**What the exercise asks**
Return the listing below unchanged, minus its pictures.

**Material provided**

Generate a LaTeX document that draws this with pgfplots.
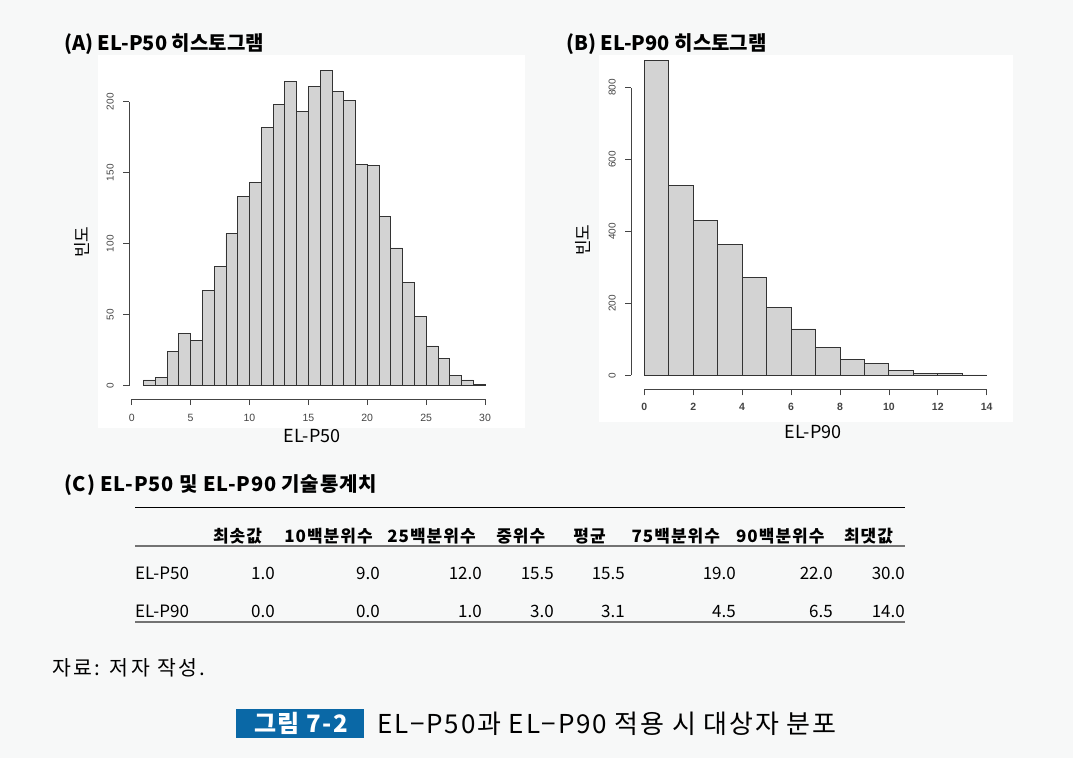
\documentclass[border=0pt]{standalone}
\usepackage{pgfplots}
\pgfplotsset{compat=1.18}
\usepackage{fontspec}
\setmainfont{Noto Sans CJK KR}
\newfontfamily\arial{Liberation Sans}
\definecolor{bg}{HTML}{F7F8F8}
\definecolor{barfill}{HTML}{D3D3D3}
\definecolor{capblue}{HTML}{0A68A6}
\definecolor{axgray}{HTML}{444444}
\newcommand{\fs}[1]{\fontsize{#1}{#1}\selectfont}
\newcommand{\ls}[1]{\addfontfeature{LetterSpace=#1}}
\begin{document}
\begin{tikzpicture}
\fill[bg] (0pt,0pt) rectangle (1073pt,-758pt);
\fill[white] (98pt,-55pt) rectangle (525pt,-428pt);
\fill[white] (599pt,-55pt) rectangle (1013pt,-422pt);

\pgfplotsset{rhist/.style={
  anchor=south west, scale only axis,
  axis x line*=bottom, axis y line*=left,
  x axis line style={draw=none,-}, y axis line style={draw=none,-},
  tick align=outside, major tick length=6pt,
  tick style={axgray, line width=0.6pt},
  ticklabel style={text=axgray},
  xticklabel style={font=\arial\fs{10.5}, outer ysep=6pt},
  yticklabel style={font=\arial\fs{10}, rotate=90, anchor=south, outer ysep=6pt},
  /pgf/number format/assume math mode=true,
  clip=false,
}}

% (A) EL-P50
\begin{axis}[rhist,
  at={(129pt,-399pt)},
  width=356pt, height=332.8pt,
  xmin=-0.23, xmax=30, ymin=-9.4, ymax=225,
  xtick={0,5,...,30}, ytick={0,50,...,200},
]
\addplot[ybar interval, fill=barfill, draw=black!80, line width=0.8pt] coordinates {
(1,4) (2,6) (3,24) (4,37) (5,32) (6,67) (7,84) (8,107) (9,133) (10,143)
(11,182) (12,198) (13,214) (14,193) (15,211) (16,222) (17,207) (18,201) (19,156) (20,155)
(21,119) (22,97) (23,73) (24,49) (25,28) (26,19) (27,7) (28,4) (29,1) (30,1)};
\draw[axgray, line width=0.6pt] (axis cs:0,-9.4) -- (axis cs:30,-9.4);
\draw[axgray, line width=0.6pt] (axis cs:-0.23,0) -- (axis cs:-0.23,200);
\end{axis}

% (B) EL-P90
\begin{axis}[rhist,
  at={(631pt,-389.3pt)},
  width=355.7pt, height=337.6pt,
  xmin=-0.544, xmax=14, ymin=-38.9, ymax=900,
  xtick={0,2,...,14}, ytick={0,200,...,800},
  xticklabel style={font=\arial\fs{10.5}\bfseries, outer ysep=5pt},
]
\addplot[ybar interval, fill=barfill, draw=black!80, line width=0.8pt] coordinates {
(0,876) (1,528) (2,430) (3,364) (4,272) (5,189) (6,129) (7,77) (8,45) (9,33)
(10,13) (11,6) (12,5) (13,1) (14,1)};
\draw[axgray, line width=0.6pt] (axis cs:0,-38.9) -- (axis cs:14,-38.9);
\draw[axgray, line width=0.6pt] (axis cs:-0.544,0) -- (axis cs:-0.544,800);
\end{axis}

\begin{scope}[x=1pt,y=-1pt]
% titles
\node[anchor=west, font=\fs{20}\bfseries, inner sep=0] at (64,44) {(A) EL-P50 히스토그램};
\node[anchor=west, font=\fs{20}\bfseries, inner sep=0] at (566,44) {(B) EL-P90 히스토그램};
% axis labels
\node[font=\fs{17}, rotate=90, inner sep=0] at (82,242) {빈도};
\node[font=\fs{17}, rotate=90, inner sep=0] at (583,240) {빈도};
\node[font=\fs{18}, inner sep=0] at (312,436) {EL-P50};
\node[font=\fs{18}, inner sep=0] at (813,432) {EL-P90};

% table
\node[anchor=west, font=\fs{20}\bfseries\ls{4}, inner sep=0] at (64,485) {(C) EL-P50 및 EL-P90 기술통계치};
\draw[black, line width=0.8pt] (135,507.3) -- (905,507.3);
\draw[black!55, line width=1.6pt] (135,546) -- (905,546);
\draw[black!55, line width=1.6pt] (135,621.7) -- (905,621.7);
\foreach \x/\t in {237.5/최솟값, 328.5/10백분위수, 431.5/25백분위수, 520.8/중위수, 589.5/평균, 675.8/75백분위수, 780.3/90백분위수, 868.5/최댓값}
  \node[font=\fs{17}\bfseries\ls{6}, inner sep=0] at (\x,536) {\t};
\node[anchor=west, font=\fs{17}, inner sep=0] at (135,573.3) {EL-P50};
\node[anchor=west, font=\fs{17}, inner sep=0] at (135,611.7) {EL-P90};
\foreach \x/\t in {275/1.0, 380/9.0, 482/12.0, 554/15.5, 625/15.5, 736/19.0, 833/22.0, 905/30.0}
  \node[anchor=east, font=\fs{17}, inner sep=0] at (\x,573.3) {\t};
\foreach \x/\t in {275/0.0, 380/0.0, 482/1.0, 554/3.0, 625/3.1, 736/4.5, 833/6.5, 905/14.0}
  \node[anchor=east, font=\fs{17}, inner sep=0] at (\x,611.7) {\t};

% source and caption
\node[anchor=west, font=\fs{20.5}\ls{12}, inner sep=0] at (52,668) {자료: 저자 작성.};
\fill[capblue] (236,709) rectangle (364,738);
\node[font=\fs{24}\bfseries\ls{6}, text=white, inner sep=0] at (301,723.5) {그림 7-2};
\node[anchor=west, font=\fs{26}\ls{7}, inner sep=0] at (377,723.5) {EL−P50과 EL−P90 적용 시 대상자 분포};
\end{scope}
\end{tikzpicture}
\end{document}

**Answer to this task**
Generate a LaTeX document that draws this with pgfplots.
\documentclass[border=0pt]{standalone}
\usepackage{pgfplots}
\pgfplotsset{compat=1.18}
\usepackage{fontspec}
\setmainfont{Noto Sans CJK KR}
\newfontfamily\arial{Liberation Sans}
\definecolor{bg}{HTML}{F7F8F8}
\definecolor{barfill}{HTML}{D3D3D3}
\definecolor{capblue}{HTML}{0A68A6}
\definecolor{axgray}{HTML}{444444}
\newcommand{\fs}[1]{\fontsize{#1}{#1}\selectfont}
\newcommand{\ls}[1]{\addfontfeature{LetterSpace=#1}}
\begin{document}
\begin{tikzpicture}
\fill[bg] (0pt,0pt) rectangle (1073pt,-758pt);
\fill[white] (98pt,-55pt) rectangle (525pt,-428pt);
\fill[white] (599pt,-55pt) rectangle (1013pt,-422pt);

\pgfplotsset{rhist/.style={
  anchor=south west, scale only axis,
  axis x line*=bottom, axis y line*=left,
  x axis line style={draw=none,-}, y axis line style={draw=none,-},
  tick align=outside, major tick length=6pt,
  tick style={axgray, line width=0.6pt},
  ticklabel style={text=axgray},
  xticklabel style={font=\arial\fs{10.5}, outer ysep=6pt},
  yticklabel style={font=\arial\fs{10}, rotate=90, anchor=south, outer ysep=6pt},
  /pgf/number format/assume math mode=true,
  clip=false,
}}

% (A) EL-P50
\begin{axis}[rhist,
  at={(129pt,-399pt)},
  width=356pt, height=332.8pt,
  xmin=-0.23, xmax=30, ymin=-9.4, ymax=225,
  xtick={0,5,...,30}, ytick={0,50,...,200},
]
\addplot[ybar interval, fill=barfill, draw=black!80, line width=0.8pt] coordinates {
(1,4) (2,6) (3,24) (4,37) (5,32) (6,67) (7,84) (8,107) (9,133) (10,143)
(11,182) (12,198) (13,214) (14,193) (15,211) (16,222) (17,207) (18,201) (19,156) (20,155)
(21,119) (22,97) (23,73) (24,49) (25,28) (26,19) (27,7) (28,4) (29,1) (30,1)};
\draw[axgray, line width=0.6pt] (axis cs:0,-9.4) -- (axis cs:30,-9.4);
\draw[axgray, line width=0.6pt] (axis cs:-0.23,0) -- (axis cs:-0.23,200);
\end{axis}

% (B) EL-P90
\begin{axis}[rhist,
  at={(631pt,-389.3pt)},
  width=355.7pt, height=337.6pt,
  xmin=-0.544, xmax=14, ymin=-38.9, ymax=900,
  xtick={0,2,...,14}, ytick={0,200,...,800},
  xticklabel style={font=\arial\fs{10.5}\bfseries, outer ysep=5pt},
]
\addplot[ybar interval, fill=barfill, draw=black!80, line width=0.8pt] coordinates {
(0,876) (1,528) (2,430) (3,364) (4,272) (5,189) (6,129) (7,77) (8,45) (9,33)
(10,13) (11,6) (12,5) (13,1) (14,1)};
\draw[axgray, line width=0.6pt] (axis cs:0,-38.9) -- (axis cs:14,-38.9);
\draw[axgray, line width=0.6pt] (axis cs:-0.544,0) -- (axis cs:-0.544,800);
\end{axis}

\begin{scope}[x=1pt,y=-1pt]
% titles
\node[anchor=west, font=\fs{20}\bfseries, inner sep=0] at (64,44) {(A) EL-P50 히스토그램};
\node[anchor=west, font=\fs{20}\bfseries, inner sep=0] at (566,44) {(B) EL-P90 히스토그램};
% axis labels
\node[font=\fs{17}, rotate=90, inner sep=0] at (82,242) {빈도};
\node[font=\fs{17}, rotate=90, inner sep=0] at (583,240) {빈도};
\node[font=\fs{18}, inner sep=0] at (312,436) {EL-P50};
\node[font=\fs{18}, inner sep=0] at (813,432) {EL-P90};

% table
\node[anchor=west, font=\fs{20}\bfseries\ls{4}, inner sep=0] at (64,485) {(C) EL-P50 및 EL-P90 기술통계치};
\draw[black, line width=0.8pt] (135,507.3) -- (905,507.3);
\draw[black!55, line width=1.6pt] (135,546) -- (905,546);
\draw[black!55, line width=1.6pt] (135,621.7) -- (905,621.7);
\foreach \x/\t in {237.5/최솟값, 328.5/10백분위수, 431.5/25백분위수, 520.8/중위수, 589.5/평균, 675.8/75백분위수, 780.3/90백분위수, 868.5/최댓값}
  \node[font=\fs{17}\bfseries\ls{6}, inner sep=0] at (\x,536) {\t};
\node[anchor=west, font=\fs{17}, inner sep=0] at (135,573.3) {EL-P50};
\node[anchor=west, font=\fs{17}, inner sep=0] at (135,611.7) {EL-P90};
\foreach \x/\t in {275/1.0, 380/9.0, 482/12.0, 554/15.5, 625/15.5, 736/19.0, 833/22.0, 905/30.0}
  \node[anchor=east, font=\fs{17}, inner sep=0] at (\x,573.3) {\t};
\foreach \x/\t in {275/0.0, 380/0.0, 482/1.0, 554/3.0, 625/3.1, 736/4.5, 833/6.5, 905/14.0}
  \node[anchor=east, font=\fs{17}, inner sep=0] at (\x,611.7) {\t};

% source and caption
\node[anchor=west, font=\fs{20.5}\ls{12}, inner sep=0] at (52,668) {자료: 저자 작성.};
\fill[capblue] (236,709) rectangle (364,738);
\node[font=\fs{24}\bfseries\ls{6}, text=white, inner sep=0] at (301,723.5) {그림 7-2};
\node[anchor=west, font=\fs{26}\ls{7}, inner sep=0] at (377,723.5) {EL−P50과 EL−P90 적용 시 대상자 분포};
\end{scope}
\end{tikzpicture}
\end{document}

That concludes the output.